На четной стороне Б. Дмитровки на Козицкий переулок смотрят представительные дома № 30 и 32. Первый – бывший доходный дом Григорие-Богословской церкви, построенный по проекту архитекторов С. И. Тихомирова и Л. Н. Кекушева. Саму церковь, находившуюся в Петровском переулке перед театром Корша, разбирали, перестраивали еще до 1917 года, а в 1929 году полностью снесли. Второе здание № 32 – торговый дом Р. Левиссона, было построено в 1901–1902-х годах. Этот дом, украшенный двухцветной плиткой, выложенной в форме арки на фасаде, отличается идеальными сохранившимися пропорциями, несмотря на появившийся в советские годы дополнительный этаж. После революции в этом доме обитали и столовая, и мебельный магазин и автосалон. В настоящее время первый этаж здания занят кафе, рестораном, – как говорят, предприятиями общественного питания. Остальные помещения сдаются в аренду по ставке 21000 рублей в год за метр, что оговаривается в рекламном объявление при входе в здание.

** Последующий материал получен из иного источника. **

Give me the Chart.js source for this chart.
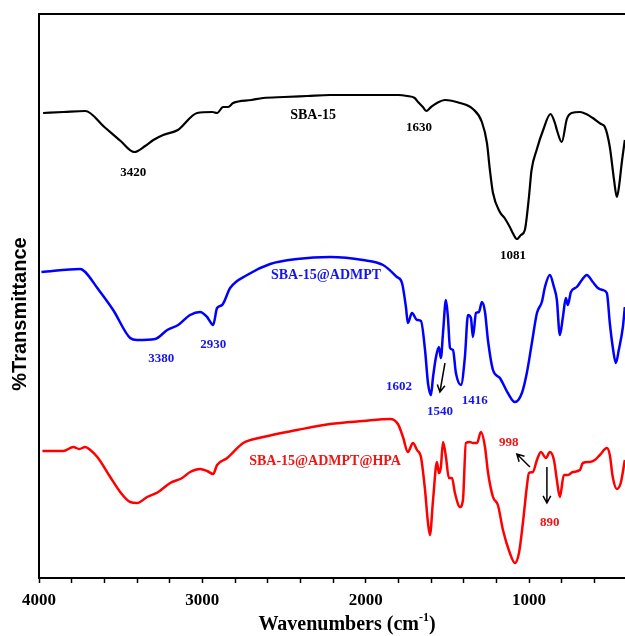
<!DOCTYPE html>
<html><head><meta charset="utf-8">
<script src="https://cdn.jsdelivr.net/npm/chart.js@4/dist/chart.umd.min.js"></script>
<style>html,body{margin:0;padding:0;background:#fff;}#wrap{width:625px;height:636px;}</style>
</head><body><div id="wrap"><canvas id="c" width="625" height="636"></canvas></div>
<script>
// ---- tick marks / labels (wavenumber, cm-1) ----
const xTickValues = [4000,3800,3600,3400,3200,3000,2800,2600,2400,2200,2000,1800,1600,1400,1200,1000,800,600];
const xMajorTicks = [4000,3000,2000,1000];
const xMajorLabels = ['4000','3000','2000','1000'];

// ---- SBA-15 (black) : wavenumber / transmittance (a.u.) ----
const sbaWn = [3975,3850,3717,3600,3500,3417,3350,3300,3240,3150,3032,2939,2910,2873,2842,2812,2700,2628,2500,2359,2218,2000,1800,1747,1700,1680,1650,1630,1600,1564,1515,1423,1344,1289,1258,1240,1221,1179,1150,1118,1100,1075,1050,1026,1001,985,954,914,869,842,830,800,769,740,689,650,610,560,536,506,480,463,450,433,414];
const sbaT  = [465,466,467,451,437,426,432,438,443,448,465,466,465,471,471,475,478,480,481,482,483,483,483,482,480,476,471,467,471,475,478,475,469,456,435,408,385,366,360,351,345,339,343,348,381,408,428,448,464,455,448,436,459,465,466,464,460,454,451,431,398,381,391,415,438];

// ---- SBA-15@ADMPT (blue) ----
const admWn = [3985,3747,3717,3643,3546,3442,3399,3289,3215,3148,3075,3014,2971,2934,2910,2879,2830,2726,2585,2420,2218,2017,1894,1809,1778,1754,1742,1717,1686,1662,1637,1619,1601,1588,1570,1552,1540,1527,1509,1497,1484,1466,1448,1417,1393,1374,1356,1344,1325,1307,1289,1270,1252,1221,1179,1130,1087,1044,1014,983,952,922,903,873,848,830,812,793,775,763,744,708,677,647,610,579,549,524,506,488,469,451,426,414];
const admT  = [306,309,306,290,268,240,238,239,248,253,263,266,261,253,270,273,290,303,314,319,321,318,313,301,295,271,255,265,258,257,228,195,183,201,221,231,220,245,278,261,230,228,205,193,221,263,260,241,265,266,276,266,238,208,200,185,176,185,205,235,265,276,291,303,291,278,243,261,280,273,286,291,298,303,296,290,288,285,255,231,215,228,251,271];

// ---- SBA-15@ADMPT@HPA (red) ----
const hpaWn = [3979,3851,3790,3754,3717,3686,3643,3564,3503,3442,3399,3338,3270,3197,3124,3075,3014,2971,2934,2910,2848,2750,2628,2420,2218,2017,1851,1803,1772,1742,1711,1686,1662,1637,1619,1607,1588,1564,1552,1540,1527,1509,1491,1472,1454,1423,1405,1387,1362,1344,1319,1295,1270,1252,1221,1191,1160,1118,1087,1062,1038,1014,1001,977,952,928,897,873,848,830,812,787,763,732,689,671,628,598,567,524,506,488,463,439,414];
const hpaT  = [127,127,131,129,131,128,121,101,86,76,75,81,86,95,100,106,109,107,104,113,120,135,141,148,154,157,159,154,141,126,135,128,121,88,55,43,78,116,105,111,136,121,100,100,85,71,78,135,136,135,135,146,131,106,81,73,48,25,15,25,55,91,105,106,118,126,120,126,118,98,81,103,103,106,108,115,116,118,123,130,123,101,89,95,118];

// ---- text annotations (placed in data coordinates) ----
const annotations = [
  {text:'SBA-15', wn:2322, t:463, color:'#000000', size:14},
  {text:'1630', wn:1674, t:450, color:'#000000', size:13},
  {text:'3420', wn:3423, t:405, color:'#000000', size:13},
  {text:'1081', wn:1099, t:322, color:'#000000', size:13},
  {text:'SBA-15@ADMPT', wn:2243, t:303, color:'#1414f0', size:14},
  {text:'3380', wn:3252, t:219, color:'#1414f0', size:13},
  {text:'2930', wn:2934, t:233, color:'#1414f0', size:13},
  {text:'1602', wn:1796, t:191, color:'#1414f0', size:13},
  {text:'1540', wn:1546, t:166, color:'#1414f0', size:13},
  {text:'1416', wn:1332, t:177, color:'#1414f0', size:13},
  {text:'SBA-15@ADMPT@HPA', wn:2249, t:117, color:'#f01414', size:14},
  {text:'998', wn:1124, t:135, color:'#f01414', size:13},
  {text:'890', wn:873, t:55, color:'#f01414', size:13}
];
const arrows = [
  {from:[1515,215], to:[1546,186]},
  {from:[995,111], to:[1075,124]},
  {from:[891,111], to:[891,75]}
];

function toXY(wn, t){ return wn.map((w,i)=>({x:w, y:t[i]})); }

const decor = {
  id:'decor',
  afterDraw(chart){
    const {ctx, chartArea:a, scales:{x, y}} = chart;
    ctx.save();
    // top frame line
    ctx.strokeStyle = '#000'; ctx.lineWidth = 2;
    ctx.beginPath(); ctx.moveTo(a.left - 1, a.top); ctx.lineTo(a.right, a.top); ctx.stroke();
    // annotations
    ctx.textAlign = 'center'; ctx.textBaseline = 'middle';
    annotations.forEach(an => {
      ctx.font = 'bold ' + an.size + 'px "Liberation Serif", "Times New Roman", serif';
      ctx.fillStyle = an.color;
      ctx.fillText(an.text, x.getPixelForValue(an.wn), y.getPixelForValue(an.t));
    });
    // arrows
    ctx.strokeStyle = '#000'; ctx.lineWidth = 1.5;
    arrows.forEach(ar => {
      const x0 = x.getPixelForValue(ar.from[0]), y0 = y.getPixelForValue(ar.from[1]);
      const x1 = x.getPixelForValue(ar.to[0]), y1 = y.getPixelForValue(ar.to[1]);
      const ang = Math.atan2(y1 - y0, x1 - x0), L = 8;
      ctx.beginPath(); ctx.moveTo(x0, y0); ctx.lineTo(x1, y1);
      ctx.moveTo(x1 - L*Math.cos(ang - 0.5), y1 - L*Math.sin(ang - 0.5));
      ctx.lineTo(x1, y1);
      ctx.lineTo(x1 - L*Math.cos(ang + 0.5), y1 - L*Math.sin(ang + 0.5));
      ctx.stroke();
    });
    // y title
    ctx.fillStyle = '#000';
    ctx.save();
    ctx.translate(20, 314); ctx.rotate(-Math.PI/2);
    ctx.font = 'bold 20px "Liberation Sans", Arial, sans-serif';
    ctx.fillText('%Transmittance', 0, 0);
    ctx.restore();
    // x title with superscript
    const main = 'bold 20px "Liberation Serif", "Times New Roman", serif';
    const sup = 'bold 12px "Liberation Serif", "Times New Roman", serif';
    const p1 = 'Wavenumbers (cm', p2 = '-1', p3 = ')';
    ctx.font = main; const w1 = ctx.measureText(p1).width, w3 = ctx.measureText(p3).width;
    ctx.font = sup; const w2 = ctx.measureText(p2).width;
    const tot = w1 + w2 + w3; let cx = 347 - tot/2; const cy = 625;
    ctx.textAlign = 'left';
    ctx.font = main; ctx.fillText(p1, cx, cy); cx += w1;
    ctx.font = sup; ctx.fillText(p2, cx, cy - 7); cx += w2;
    ctx.font = main; ctx.fillText(p3, cx, cy);
    ctx.restore();
  }
};

new Chart(document.getElementById('c'), {
  type: 'line',
  data: {
    datasets: [
      {label:'SBA-15', data: toXY(sbaWn, sbaT), borderColor:'#000000', borderWidth:2.2},
      {label:'SBA-15@ADMPT', data: toXY(admWn, admT), borderColor:'#0000ff', borderWidth:2.5},
      {label:'SBA-15@ADMPT@HPA', data: toXY(hpaWn, hpaT), borderColor:'#ff0000', borderWidth:2.5}
    ]
  },
  options: {
    responsive: false,
    animation: false,
    events: [],
    layout: {padding: {top: 14, right: 0, left: 0, bottom: 0}},
    elements: {point: {radius: 0}, line: {cubicInterpolationMode: 'monotone', fill: false}},
    plugins: {legend: {display: false}, tooltip: {enabled: false}, title: {display: false}},
    scales: {
      x: {
        type: 'linear', reverse: true, min: 413, max: 4000,
        afterBuildTicks: s => { s.ticks = xTickValues.map(v => ({value: v})); },
        afterFit: s => { s.height = 58; },
        ticks: {
          autoSkip: false, maxRotation: 0, padding: 7, color: '#000',
          font: {family: '"Liberation Serif", "Times New Roman", serif', size: 17, weight: 'bold'},
          callback: v => { const i = xMajorTicks.indexOf(v); return i >= 0 ? xMajorLabels[i] : ''; }
        },
        grid: {drawOnChartArea: false, drawTicks: true, tickLength: 5, color: '#000', tickWidth: 1.5},
        border: {display: true, color: '#000', width: 2}
      },
      y: {
        min: 0, max: 564,
        afterFit: s => { s.width = 39; },
        ticks: {display: false},
        grid: {display: false},
        border: {display: true, color: '#000', width: 2}
      }
    }
  },
  plugins: [decor]
});
</script>
</body></html>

На противоположной стороне Б. Дмитровки на подступах к Пушкинской площади в многоэтажном доходном доме на первом этаже находится известный магазин «Академкнига». Этот дом был построен в 1910 году по проекту архитектора С. В. Баркова, а принадлежал он до революции княгини М. А. Ливен, которая сдавала в нем квартиры в аренду. Напротив дома княгини на Б. Дмитровке сохранилось здание старой университетской типографии, построенной в 1827 году по проекту архитектора А. Г. Григорьева. Оно значительно старше окружающих соседей. В настоящее время его занимает Центральная научная библиотека Союза театральных деятелей России.